When solving a nonlinear inequality, identifying critical points is crucial. They are where the function changes behavior, such as sign changes or undefined points. For the inequality \( \frac{-x + 16}{x-5} \leq 0 \), we find critical points by setting both the numerator \(-x + 16\) and the denominator \(x-5\) equal to zero. This gives us:

• \(-x + 16 = 0 \rightarrow x = 16\)
• \(x - 5 = 0 \rightarrow x = 5\)

In this case, these points divide the number line into intervals. Understanding them helps in determining where the inequality may hold or not. Critical points can be potential solutions or boundaries for intervals where the inequality is defined.

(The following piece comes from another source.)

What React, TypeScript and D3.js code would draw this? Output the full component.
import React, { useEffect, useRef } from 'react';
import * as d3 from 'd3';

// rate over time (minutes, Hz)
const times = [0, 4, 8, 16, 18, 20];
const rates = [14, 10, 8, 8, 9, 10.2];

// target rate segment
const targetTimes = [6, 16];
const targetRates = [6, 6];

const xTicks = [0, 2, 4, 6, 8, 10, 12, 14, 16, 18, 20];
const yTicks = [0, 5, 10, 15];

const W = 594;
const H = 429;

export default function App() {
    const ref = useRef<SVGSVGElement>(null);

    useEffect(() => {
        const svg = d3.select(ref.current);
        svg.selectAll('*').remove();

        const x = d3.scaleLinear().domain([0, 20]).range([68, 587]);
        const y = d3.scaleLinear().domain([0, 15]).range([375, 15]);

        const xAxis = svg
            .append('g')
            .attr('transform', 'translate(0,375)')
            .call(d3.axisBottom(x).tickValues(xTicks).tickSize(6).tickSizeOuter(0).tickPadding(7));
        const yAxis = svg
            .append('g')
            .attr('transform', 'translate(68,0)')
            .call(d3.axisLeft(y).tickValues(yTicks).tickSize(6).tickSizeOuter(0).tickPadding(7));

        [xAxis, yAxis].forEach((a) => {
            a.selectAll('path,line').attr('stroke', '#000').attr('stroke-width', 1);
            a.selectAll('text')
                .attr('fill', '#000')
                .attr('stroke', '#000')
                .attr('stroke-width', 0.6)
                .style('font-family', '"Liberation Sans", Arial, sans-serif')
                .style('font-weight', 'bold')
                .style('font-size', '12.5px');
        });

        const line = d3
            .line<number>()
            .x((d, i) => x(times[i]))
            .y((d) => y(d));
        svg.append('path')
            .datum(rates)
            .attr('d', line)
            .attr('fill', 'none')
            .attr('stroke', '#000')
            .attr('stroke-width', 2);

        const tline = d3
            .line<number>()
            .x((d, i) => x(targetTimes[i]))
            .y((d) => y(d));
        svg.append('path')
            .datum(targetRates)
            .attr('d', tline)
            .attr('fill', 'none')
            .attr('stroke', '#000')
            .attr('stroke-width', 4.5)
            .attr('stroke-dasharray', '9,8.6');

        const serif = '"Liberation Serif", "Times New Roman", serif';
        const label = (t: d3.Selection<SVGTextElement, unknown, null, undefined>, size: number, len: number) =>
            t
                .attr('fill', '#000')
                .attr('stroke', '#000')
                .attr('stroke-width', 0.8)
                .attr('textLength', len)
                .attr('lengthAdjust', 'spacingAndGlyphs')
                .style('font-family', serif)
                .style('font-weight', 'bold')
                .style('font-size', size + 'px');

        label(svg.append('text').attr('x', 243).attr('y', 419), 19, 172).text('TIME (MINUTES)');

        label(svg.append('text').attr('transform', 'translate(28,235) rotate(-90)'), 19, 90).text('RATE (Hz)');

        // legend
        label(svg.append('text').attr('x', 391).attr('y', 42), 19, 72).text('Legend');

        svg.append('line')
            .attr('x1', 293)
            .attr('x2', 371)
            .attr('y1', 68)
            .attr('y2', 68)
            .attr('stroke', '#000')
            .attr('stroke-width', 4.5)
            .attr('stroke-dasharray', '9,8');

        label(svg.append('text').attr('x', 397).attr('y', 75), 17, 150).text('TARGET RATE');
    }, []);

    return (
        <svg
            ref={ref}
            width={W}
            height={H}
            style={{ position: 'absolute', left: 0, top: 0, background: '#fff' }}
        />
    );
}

Interval notation is a simple way to express solutions of inequalities. It uses brackets and parentheses to show which parts of the number line satisfy the inequality. In the inequality \( \frac{-x + 16}{x-5} \leq 0 \), we end up with the solutions \((-\infty, 5)\) and \([16, \infty)\). Here’s how:

• The parenthesis \(( )\) indicate that an endpoint is not included in the solution set, like \(x = 5\) which is not part of the solution because the expression becomes undefined (zero in the denominator).
• The bracket \([ ]\) indicates that an endpoint is included; \(x = 16\) satisfies the \(\leq 0\) condition perfectly as it turns the expression to zero.

Interval notation provides a concise way to capture this information, making it easier to read and understand.

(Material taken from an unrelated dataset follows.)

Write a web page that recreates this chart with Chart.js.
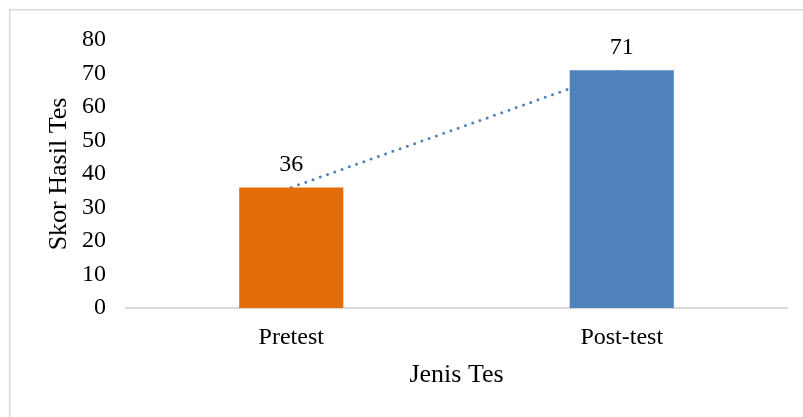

Solving a nonlinear inequality involves multiple steps and verifying intervals to see which portions of the number line satisfy the given inequality. For \( \frac{-x + 16}{x-5} \leq 0 \), we rearrange and simplify to find critical points, which reveal the intervals to test. Checking these intervals helps us understand where the inequality holds true:

• Come up with potential solutions by solving for critical points and determining significant intervals.
• Evaluate the inequality with test points from these intervals to see where the inequality is true.
• Analyze the solutions around critical points to include or exclude them in the final set.

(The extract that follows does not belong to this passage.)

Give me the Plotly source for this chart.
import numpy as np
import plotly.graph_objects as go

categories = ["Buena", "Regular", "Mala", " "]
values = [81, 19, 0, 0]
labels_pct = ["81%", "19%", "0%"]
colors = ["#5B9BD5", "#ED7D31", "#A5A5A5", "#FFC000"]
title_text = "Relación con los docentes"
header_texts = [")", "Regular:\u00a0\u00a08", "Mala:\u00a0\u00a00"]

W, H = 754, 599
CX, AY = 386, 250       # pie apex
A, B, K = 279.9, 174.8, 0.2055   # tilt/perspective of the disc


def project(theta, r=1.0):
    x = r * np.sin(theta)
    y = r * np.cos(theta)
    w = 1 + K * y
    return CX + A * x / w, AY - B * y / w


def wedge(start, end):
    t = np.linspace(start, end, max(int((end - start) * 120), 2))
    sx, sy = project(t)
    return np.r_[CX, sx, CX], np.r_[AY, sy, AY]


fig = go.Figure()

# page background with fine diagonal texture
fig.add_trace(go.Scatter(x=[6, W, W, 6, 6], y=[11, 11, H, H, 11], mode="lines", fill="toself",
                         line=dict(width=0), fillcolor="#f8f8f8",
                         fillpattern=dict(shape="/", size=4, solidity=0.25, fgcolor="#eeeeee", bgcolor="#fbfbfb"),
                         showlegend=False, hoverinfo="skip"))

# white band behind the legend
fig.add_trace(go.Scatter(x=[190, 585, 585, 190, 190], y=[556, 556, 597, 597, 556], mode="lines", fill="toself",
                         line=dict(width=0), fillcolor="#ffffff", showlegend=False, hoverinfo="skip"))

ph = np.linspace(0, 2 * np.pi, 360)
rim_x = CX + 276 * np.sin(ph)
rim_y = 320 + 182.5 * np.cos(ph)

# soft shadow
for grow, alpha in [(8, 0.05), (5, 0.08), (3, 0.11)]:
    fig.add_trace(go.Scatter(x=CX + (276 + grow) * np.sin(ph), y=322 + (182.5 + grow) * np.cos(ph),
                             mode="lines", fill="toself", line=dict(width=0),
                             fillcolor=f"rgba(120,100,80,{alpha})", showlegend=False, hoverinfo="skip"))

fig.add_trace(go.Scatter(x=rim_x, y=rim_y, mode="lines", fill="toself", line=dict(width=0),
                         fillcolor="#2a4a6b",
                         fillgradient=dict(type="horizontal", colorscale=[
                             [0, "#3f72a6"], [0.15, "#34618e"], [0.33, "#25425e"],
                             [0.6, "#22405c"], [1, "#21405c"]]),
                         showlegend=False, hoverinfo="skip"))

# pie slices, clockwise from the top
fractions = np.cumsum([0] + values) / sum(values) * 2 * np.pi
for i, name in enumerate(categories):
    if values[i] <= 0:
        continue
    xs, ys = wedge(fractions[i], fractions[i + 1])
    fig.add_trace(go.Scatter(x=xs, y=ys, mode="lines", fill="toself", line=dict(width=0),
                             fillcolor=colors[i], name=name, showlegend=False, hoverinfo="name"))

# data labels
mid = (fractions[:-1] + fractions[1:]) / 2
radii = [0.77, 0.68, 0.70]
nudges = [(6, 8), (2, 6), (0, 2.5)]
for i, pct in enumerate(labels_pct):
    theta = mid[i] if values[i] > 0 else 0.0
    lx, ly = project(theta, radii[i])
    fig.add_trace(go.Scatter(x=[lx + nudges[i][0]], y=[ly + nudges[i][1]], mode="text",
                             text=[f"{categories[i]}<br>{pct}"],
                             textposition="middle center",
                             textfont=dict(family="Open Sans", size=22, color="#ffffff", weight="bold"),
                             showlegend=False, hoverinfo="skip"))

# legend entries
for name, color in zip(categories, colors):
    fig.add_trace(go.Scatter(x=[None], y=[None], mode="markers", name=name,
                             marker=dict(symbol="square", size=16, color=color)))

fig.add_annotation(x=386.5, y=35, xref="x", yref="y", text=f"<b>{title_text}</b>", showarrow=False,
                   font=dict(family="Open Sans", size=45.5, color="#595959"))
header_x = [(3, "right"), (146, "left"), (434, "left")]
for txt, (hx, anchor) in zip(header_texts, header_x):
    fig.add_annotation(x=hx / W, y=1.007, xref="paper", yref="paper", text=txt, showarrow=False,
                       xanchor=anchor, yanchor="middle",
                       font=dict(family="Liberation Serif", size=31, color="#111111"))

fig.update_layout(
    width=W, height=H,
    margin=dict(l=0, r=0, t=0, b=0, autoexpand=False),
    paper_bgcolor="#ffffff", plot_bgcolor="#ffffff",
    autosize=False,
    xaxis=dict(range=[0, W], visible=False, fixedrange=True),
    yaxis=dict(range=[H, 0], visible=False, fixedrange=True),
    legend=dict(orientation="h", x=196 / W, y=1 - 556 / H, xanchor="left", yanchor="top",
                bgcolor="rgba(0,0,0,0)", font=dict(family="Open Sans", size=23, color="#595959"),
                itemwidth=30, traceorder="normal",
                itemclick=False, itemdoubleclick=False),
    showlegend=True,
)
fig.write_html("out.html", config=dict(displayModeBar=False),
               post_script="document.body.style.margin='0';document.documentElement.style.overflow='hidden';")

Ultimately, the viable solutions in interval notation which solve this inequality are combined to give a comprehensive answer, indicating on which intervals the original inequality is true.

To ensure a reliable solution, you must test intervals derived from critical points. This involves selecting test values from each interval and plugging them back into the inequality:\( \frac{-x + 16}{x-5} \leq 0 \). Here's a breakdown:

• For the interval \((-\infty, 5)\), test with a value like \(x = 0\), resulting in \(-\frac{16}{5} < 0\) which satisfies the inequality.
• Use a midpoint in \((5, 16)\), like \(x = 10\), which gives \(\frac{6}{5} > 0\), showing it does not satisfy the inequality.
• Try \(x = 20\) for \((16, \infty)\), yielding \(-\frac{4}{15} < 0\), meeting the inequality criteria.

Testing these intervals helps confirm which sections of the number line provide valid solutions. This step is crucial for accurately determining where the inequality holds.